Stochastic Gradient Descent (batch_size=1) shows the most aggressive convergence, reaching a remarkably low cost of 0.0052 by epoch 100 and stabilizing around 0.0022. This rapid descent happens because SGD updates parameters after each individual example, allowing for very quick adaptation. However, the noisy nature of single-example updates typically leads to more variance in the learning trajectory, though this isn't immediately apparent in the epochal averages shown here.

The stark difference in final cost values (1.1808 for batch, 0.0428 for mini-batch, and 0.0022 for SGD) demonstrates how smaller batch sizes can find better local minima, likely due to their ability to escape poor optimization regions through more frequent, slightly noisy updates. This noise can actually be beneficial, acting as a form of regularization and helping the model find better solutions in the loss landscape.

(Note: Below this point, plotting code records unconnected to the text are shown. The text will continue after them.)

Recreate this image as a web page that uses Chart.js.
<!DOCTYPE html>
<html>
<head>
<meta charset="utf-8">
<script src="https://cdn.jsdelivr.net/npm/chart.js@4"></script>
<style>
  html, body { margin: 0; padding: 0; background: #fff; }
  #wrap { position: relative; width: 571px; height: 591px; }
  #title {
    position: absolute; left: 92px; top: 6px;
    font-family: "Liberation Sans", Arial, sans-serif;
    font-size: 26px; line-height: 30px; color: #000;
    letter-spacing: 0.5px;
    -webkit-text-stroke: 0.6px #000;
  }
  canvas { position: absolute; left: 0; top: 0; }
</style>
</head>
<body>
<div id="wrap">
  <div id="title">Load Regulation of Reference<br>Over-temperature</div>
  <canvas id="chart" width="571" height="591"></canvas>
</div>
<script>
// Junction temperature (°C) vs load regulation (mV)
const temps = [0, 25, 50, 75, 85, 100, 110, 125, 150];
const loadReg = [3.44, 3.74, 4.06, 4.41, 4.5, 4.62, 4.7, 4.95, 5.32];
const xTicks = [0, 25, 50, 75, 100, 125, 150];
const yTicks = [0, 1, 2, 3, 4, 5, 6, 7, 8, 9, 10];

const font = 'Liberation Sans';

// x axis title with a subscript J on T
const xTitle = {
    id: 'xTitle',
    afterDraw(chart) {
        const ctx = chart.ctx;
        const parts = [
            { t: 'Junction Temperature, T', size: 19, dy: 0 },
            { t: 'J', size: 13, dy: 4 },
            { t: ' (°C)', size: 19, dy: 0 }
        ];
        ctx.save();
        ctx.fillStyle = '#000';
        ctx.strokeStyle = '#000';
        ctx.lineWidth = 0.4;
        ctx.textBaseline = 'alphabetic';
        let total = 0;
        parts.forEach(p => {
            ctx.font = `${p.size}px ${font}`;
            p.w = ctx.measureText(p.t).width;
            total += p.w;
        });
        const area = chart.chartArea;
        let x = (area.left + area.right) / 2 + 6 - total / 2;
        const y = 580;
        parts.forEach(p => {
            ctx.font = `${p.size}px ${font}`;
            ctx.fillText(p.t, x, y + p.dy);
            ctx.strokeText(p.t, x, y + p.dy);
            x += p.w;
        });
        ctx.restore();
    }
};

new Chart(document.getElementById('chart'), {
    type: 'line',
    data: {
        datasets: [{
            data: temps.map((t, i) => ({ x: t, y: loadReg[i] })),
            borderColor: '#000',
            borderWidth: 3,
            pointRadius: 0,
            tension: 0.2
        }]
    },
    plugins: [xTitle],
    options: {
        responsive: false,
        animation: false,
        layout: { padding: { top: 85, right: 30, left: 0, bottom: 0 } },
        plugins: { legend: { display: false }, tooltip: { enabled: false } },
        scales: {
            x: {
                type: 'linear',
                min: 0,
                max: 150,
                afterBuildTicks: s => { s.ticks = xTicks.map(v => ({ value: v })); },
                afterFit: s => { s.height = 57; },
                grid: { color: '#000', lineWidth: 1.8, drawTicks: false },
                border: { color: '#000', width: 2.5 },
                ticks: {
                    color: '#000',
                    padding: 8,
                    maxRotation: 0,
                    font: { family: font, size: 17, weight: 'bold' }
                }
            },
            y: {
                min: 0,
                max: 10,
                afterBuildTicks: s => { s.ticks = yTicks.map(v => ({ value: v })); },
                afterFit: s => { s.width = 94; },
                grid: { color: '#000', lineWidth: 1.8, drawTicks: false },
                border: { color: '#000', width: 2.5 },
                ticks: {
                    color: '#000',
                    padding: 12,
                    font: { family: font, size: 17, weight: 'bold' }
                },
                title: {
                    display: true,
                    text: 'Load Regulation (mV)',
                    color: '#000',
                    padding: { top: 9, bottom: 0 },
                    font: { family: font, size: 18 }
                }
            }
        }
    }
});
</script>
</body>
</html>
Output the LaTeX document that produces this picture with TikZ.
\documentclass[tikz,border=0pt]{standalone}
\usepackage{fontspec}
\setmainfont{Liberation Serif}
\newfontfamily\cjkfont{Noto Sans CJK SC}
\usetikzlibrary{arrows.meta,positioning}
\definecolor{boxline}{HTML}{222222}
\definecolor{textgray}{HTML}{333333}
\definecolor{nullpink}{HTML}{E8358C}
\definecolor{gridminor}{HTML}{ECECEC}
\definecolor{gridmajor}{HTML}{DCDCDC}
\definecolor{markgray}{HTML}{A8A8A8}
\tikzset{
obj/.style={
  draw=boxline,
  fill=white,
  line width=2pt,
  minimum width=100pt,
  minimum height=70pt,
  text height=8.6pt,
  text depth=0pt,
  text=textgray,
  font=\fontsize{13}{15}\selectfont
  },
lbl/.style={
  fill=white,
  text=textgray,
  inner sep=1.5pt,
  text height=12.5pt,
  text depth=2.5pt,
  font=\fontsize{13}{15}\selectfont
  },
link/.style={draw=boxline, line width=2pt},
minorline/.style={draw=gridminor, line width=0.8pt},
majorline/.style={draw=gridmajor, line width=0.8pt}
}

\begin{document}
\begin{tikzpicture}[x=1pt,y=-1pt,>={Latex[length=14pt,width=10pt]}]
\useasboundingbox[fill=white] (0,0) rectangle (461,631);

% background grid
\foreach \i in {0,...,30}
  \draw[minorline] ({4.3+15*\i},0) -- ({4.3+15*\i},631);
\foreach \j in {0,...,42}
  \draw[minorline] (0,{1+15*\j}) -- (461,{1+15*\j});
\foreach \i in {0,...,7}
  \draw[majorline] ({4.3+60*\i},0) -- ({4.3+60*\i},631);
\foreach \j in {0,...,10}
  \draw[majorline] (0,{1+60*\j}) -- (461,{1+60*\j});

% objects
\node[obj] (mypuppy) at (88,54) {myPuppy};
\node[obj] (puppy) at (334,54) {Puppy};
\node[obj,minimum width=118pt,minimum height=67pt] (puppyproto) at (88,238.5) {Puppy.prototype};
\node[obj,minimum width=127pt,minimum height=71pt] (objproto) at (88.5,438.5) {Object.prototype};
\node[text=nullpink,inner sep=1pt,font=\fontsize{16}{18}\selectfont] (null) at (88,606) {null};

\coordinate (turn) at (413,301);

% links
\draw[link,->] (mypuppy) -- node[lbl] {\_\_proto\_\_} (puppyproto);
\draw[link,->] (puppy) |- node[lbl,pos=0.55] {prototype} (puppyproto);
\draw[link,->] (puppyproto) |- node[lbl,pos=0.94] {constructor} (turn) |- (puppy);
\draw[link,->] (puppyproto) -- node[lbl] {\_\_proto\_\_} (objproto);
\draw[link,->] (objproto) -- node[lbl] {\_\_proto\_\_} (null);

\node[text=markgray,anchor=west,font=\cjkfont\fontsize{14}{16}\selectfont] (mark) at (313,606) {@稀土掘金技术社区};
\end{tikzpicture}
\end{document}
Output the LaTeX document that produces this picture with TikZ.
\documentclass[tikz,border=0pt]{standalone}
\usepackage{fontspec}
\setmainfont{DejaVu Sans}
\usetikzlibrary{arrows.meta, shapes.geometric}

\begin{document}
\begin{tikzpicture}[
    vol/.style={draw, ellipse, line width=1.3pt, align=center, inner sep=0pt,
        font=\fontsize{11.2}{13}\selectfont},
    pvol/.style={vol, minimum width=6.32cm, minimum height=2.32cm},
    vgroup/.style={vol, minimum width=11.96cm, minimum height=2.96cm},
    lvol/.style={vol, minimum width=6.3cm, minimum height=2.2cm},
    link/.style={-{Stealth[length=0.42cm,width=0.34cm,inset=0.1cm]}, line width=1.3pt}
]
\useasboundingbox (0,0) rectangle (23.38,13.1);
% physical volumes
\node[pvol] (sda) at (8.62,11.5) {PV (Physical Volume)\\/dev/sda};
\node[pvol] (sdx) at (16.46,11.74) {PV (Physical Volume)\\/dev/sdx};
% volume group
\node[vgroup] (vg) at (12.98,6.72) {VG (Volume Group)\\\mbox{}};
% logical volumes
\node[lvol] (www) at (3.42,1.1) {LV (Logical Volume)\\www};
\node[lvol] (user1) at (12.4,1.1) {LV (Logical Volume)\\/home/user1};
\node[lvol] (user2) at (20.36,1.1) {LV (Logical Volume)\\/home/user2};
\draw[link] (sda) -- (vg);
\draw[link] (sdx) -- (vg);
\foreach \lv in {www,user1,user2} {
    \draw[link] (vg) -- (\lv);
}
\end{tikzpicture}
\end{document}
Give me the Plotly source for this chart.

However, it's important to note that while SGD achieves better convergence, it comes with a significant computational overhead. With batch_size=1, the model performs parameter updates after every single example, resulting in M updates per epoch (where M is the number of training examples) compared to only M/64 updates for mini-batch training. Each update requires a complete forward pass, backward pass, and weight update operations, making SGD computationally intensive. Additionally, processing single examples fails to take advantage of modern hardware optimizations for vectorized operations, further contributing to longer training times.

Among these three approaches, mini-batch training (batch_size=64) emerges as the optimal choice for several reasons. It achieves significantly better optimization than batch GD (0.0428 vs 1.1808). While not reaching SGD's low cost (0.0022), it offers much faster training time than SGD, good balance between stability and stochastic noise, reasonable computational overhead, and sufficient noise to escape poor local minima. This makes mini-batch training the most practical and efficient approach, providing the best trade-off between computational efficiency and optimization quality for this neural network training task.